Altro dato positivo di questa Conferenza è stata la presenza di circa 190 rappresentanti di Paesi. Questo testimonia un crescente interesse della comunità internazionale sulle tematiche ambientali e dei vecchi e nuovi beni comuni. Questo fa cultura contribuisce a cambiare gli stili di vita.
Il rammarico nasce per l’assenza di alcuni capi di Stato, di Paesi importanti come la stessa Italia, gli Stati Uniti, il Giappone… I maggiori protagonisti sono stati i Paesi in via di sviluppo, sempre più leadership nel campo dei temi globali.

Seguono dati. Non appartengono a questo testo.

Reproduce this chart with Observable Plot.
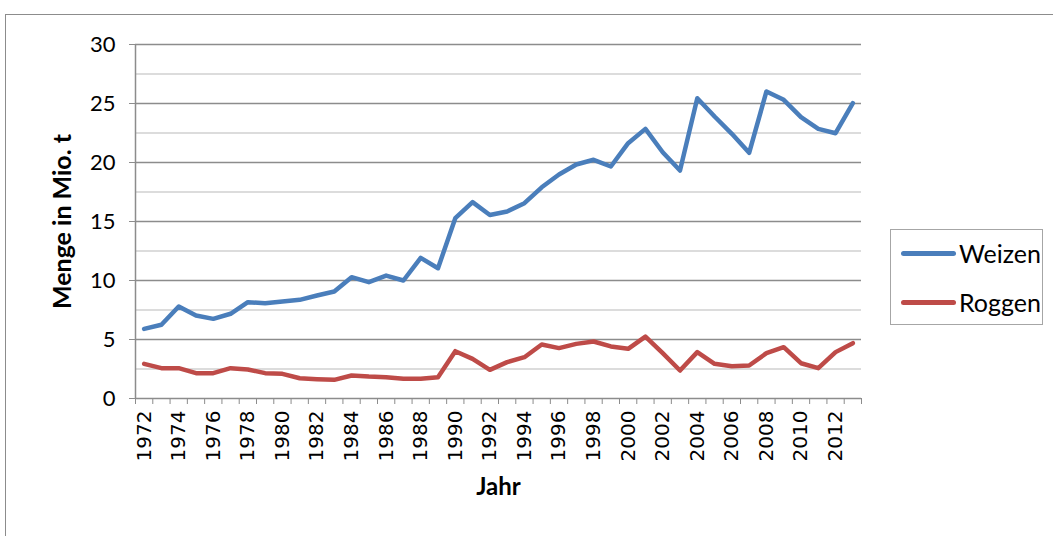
<!DOCTYPE html>
<html><head><meta charset="utf-8">
<script src="https://cdn.jsdelivr.net/npm/d3@7"></script>
<script src="https://cdn.jsdelivr.net/npm/@observablehq/plot@0.6"></script>
<style>
body{margin:0;background:#fff;}
#wrap{position:relative;width:1053px;height:536px;overflow:hidden;}
#frame{position:absolute;left:5px;top:14px;width:1100px;height:600px;border:1.5px solid #8c8c8c;}
#chart{position:absolute;left:0;top:0;}
#legend{position:absolute;left:890px;top:229px;width:153px;height:96px;border:1.5px solid #a6a6a6;box-sizing:border-box;font-family:Lato,sans-serif;font-size:25px;background:#fff;}
.item{position:absolute;left:10px;display:flex;align-items:center;line-height:1;}
.sw{width:55px;height:5px;border-radius:3px;margin-right:3px;}
</style>
</head><body>
<div id="wrap"><div id="frame"></div><div id="chart"></div><div id="legend"></div></div>
<script>
const years = [1972,1973,1974,1975,1976,1977,1978,1979,1980,1981,1982,1983,1984,1985,1986,1987,1988,1989,1990,1991,1992,1993,1994,1995,1996,1997,1998,1999,2000,2001,2002,2003,2004,2005,2006,2007,2008,2009,2010,2011,2012,2013];
const weizen = [5.9,6.25,7.8,7.03,6.75,7.18,8.16,8.08,8.22,8.36,8.73,9.07,10.28,9.86,10.42,10.0,11.92,11.04,15.28,16.64,15.55,15.85,16.55,17.9,18.98,19.83,20.23,19.66,21.64,22.85,20.87,19.32,25.45,23.9,22.43,20.82,26.02,25.31,23.84,22.85,22.48,25.03];
const roggen = [2.94,2.57,2.57,2.15,2.15,2.57,2.46,2.15,2.09,1.72,1.64,1.58,1.95,1.86,1.81,1.67,1.67,1.81,4.01,3.36,2.43,3.08,3.5,4.58,4.27,4.63,4.83,4.41,4.21,5.25,3.84,2.37,3.93,2.94,2.74,2.8,3.84,4.35,2.99,2.57,3.93,4.69];
const seriesNames = ["Weizen","Roggen"];
const seriesColors = ["#4a7ebb","#be4b48"];
const yTicks = [0,5,10,15,20,25,30];
const yMinor = [2.5,7.5,12.5,17.5,22.5,27.5];
const labelYears = years.filter(y => y % 2 === 0);
const boundaries = [...years.map(y => y - 0.5), years[years.length-1] + 0.5];

const data = years.flatMap((y,i) => [
  {year:y, value:weizen[i], series:"Weizen"},
  {year:y, value:roggen[i], series:"Roggen"}
]);

const chart = Plot.plot({
  width:1053, height:536,
  marginLeft:135, marginRight:192, marginTop:44, marginBottom:138,
  x:{type:"linear", domain:[boundaries[0], boundaries[boundaries.length-1]]},
  y:{domain:[0,30]},
  color:{domain:seriesNames, range:seriesColors},
  style:{fontFamily:"Lato, sans-serif", color:"#000", background:"transparent"},
  marks:[
    Plot.ruleY(yMinor,{stroke:"#d0d0d0", strokeWidth:1.5}),
    Plot.ruleY(yTicks.filter(v => v > 0),{stroke:"#8c8c8c", strokeWidth:1.5}),
    Plot.axisY({ticks:yTicks, tickSize:6, tickPadding:14, label:null, stroke:"#8c8c8c", fontSize:22}),
    Plot.axisX({ticks:boundaries, tickSize:6, tickFormat:() => "", label:null, stroke:"#8c8c8c"}),
    Plot.axisX({ticks:labelYears, tickSize:0, tickRotate:-90, tickPadding:12, tickFormat:d => String(d), label:null, fontFamily:"DejaVu Sans", fontSize:20}),
    Plot.ruleX([boundaries[0]],{stroke:"#8c8c8c", strokeWidth:1.5}),
    Plot.ruleY([0],{stroke:"#8c8c8c", strokeWidth:1.5}),
    Plot.line(data,{x:"year", y:"value", stroke:"series", strokeWidth:4.5, strokeLinejoin:"round", strokeLinecap:"round"}),
    Plot.text(["Menge in Mio. t"],{frameAnchor:"left", textAnchor:"middle", rotate:-90, dx:-73, fontWeight:"bold", fontSize:25}),
    Plot.text(["Jahr"],{frameAnchor:"bottom", textAnchor:"middle", dy:96, fontWeight:"bold", fontSize:24})
  ]
});
document.getElementById("chart").appendChild(chart);

const legend = document.getElementById("legend");
seriesNames.forEach((name,i) => {
  const item = document.createElement("div");
  item.className = "item";
  item.style.top = (i === 0 ? 11 : 60) + "px";
  item.innerHTML = `<div class="sw" style="background:${seriesColors[i]}"></div><span>${name}</span>`;
  legend.appendChild(item);
});
</script>
</body></html>
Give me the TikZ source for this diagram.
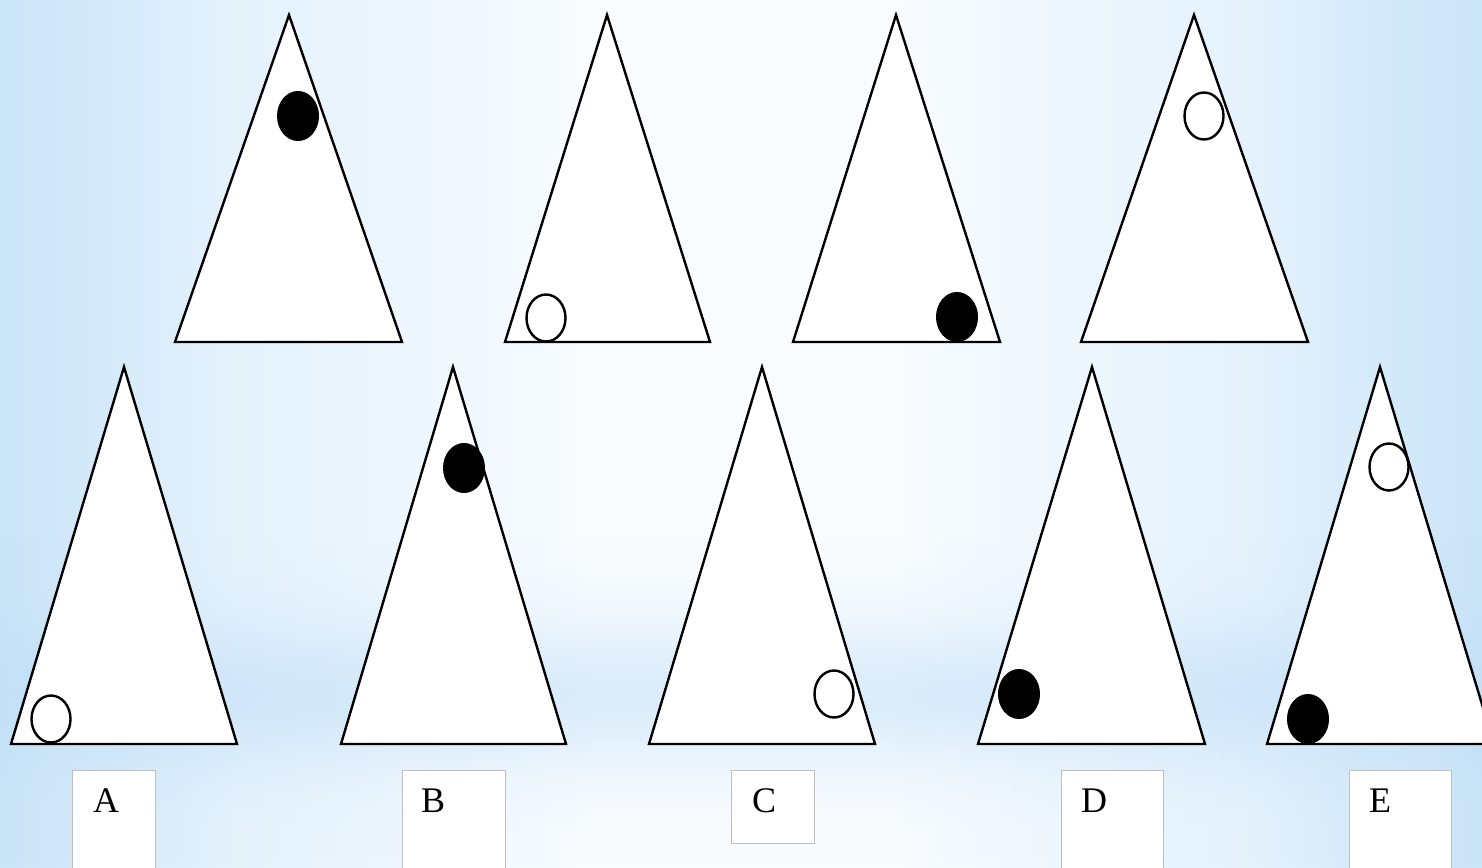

Un ruolo importante è stato svolto anche dalla Santa Sede, in cui sono stati ribaditi tutti i temi del Magistero Papale e in particolare di Benedetto XVI. E’ stato riaffermato il significato autentico del progresso come vocazione umana, un appello trascendente cui l’uomo non può e non sa rinunciare: in tal senso nascerebbe l’esigenza di coniugare la tecnica al suo significato.
Lo sviluppo umano integrale come vocazione esige anche che se ne rispetti la verità. La vocazione al progresso spinge gli uomini a “fare, conoscere e avere di più, per essere di più”; e, in tal senso, la Dottrina sociale della Chiesa ha il pregio di essere il viatico per questa affermazione integrale dello sviluppo umano.
Il Vangelo sarebbe elemento fondamentale dello sviluppo, perché in esso Cristo, “rivelando il mistero del Padre e del suo amore, svela anche pienamente l’uomo all’uomo”. Infatti, “quando Dio viene eclissato, la nostra capacità di riconoscere l’ordine naturale, lo scopo e il bene comincia a svanire”.